Fracture of the spine

A flexion teardrop fracture is a fracture of the anteroinferior aspect of a cervical vertebral body due to flexion of the spine along with vertical axial compression. The fracture continues sagittally through the vertebral body, and is associated with deformity of the body and subluxation or dislocation of the facet joints at the injured level. A flexion teardrop fracture is usually associated with a spinal cord injury, often a result of displacement of the posterior portion of the vertebral body into the spinal canal.
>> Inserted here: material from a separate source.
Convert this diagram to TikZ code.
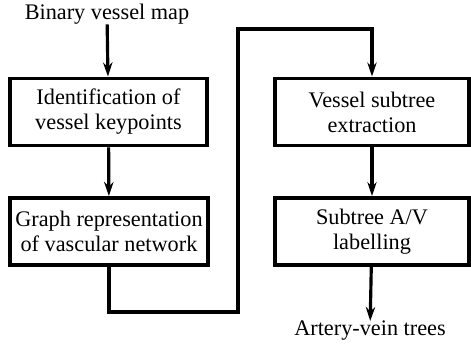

The flexion teardrop fracture should not be confused with a similar-looking vertebral fracture called "extension teardrop fracture". Both usually occur in the cervical spine, but as their names suggest, they result from different mechanisms (flexion-compression vs. hyperextension). Both are associated with a small fragment being broken apart from the anteroinferior corner of the affected vertebra. Flexion teardrop fractures usually involve instability in all elements of the spine at the injured level, commonly occur at the C4-C7 vertebra, and have a high association with spinal cord injury (in particular anterior cord syndrome). In comparison, the extension-type fracture occurs more commonly at C2 or C3, causes less if any disruption to the middle and posterior elements, and does not usually result in spinal cord injury (however, it may co-occur with more serious spine injuries).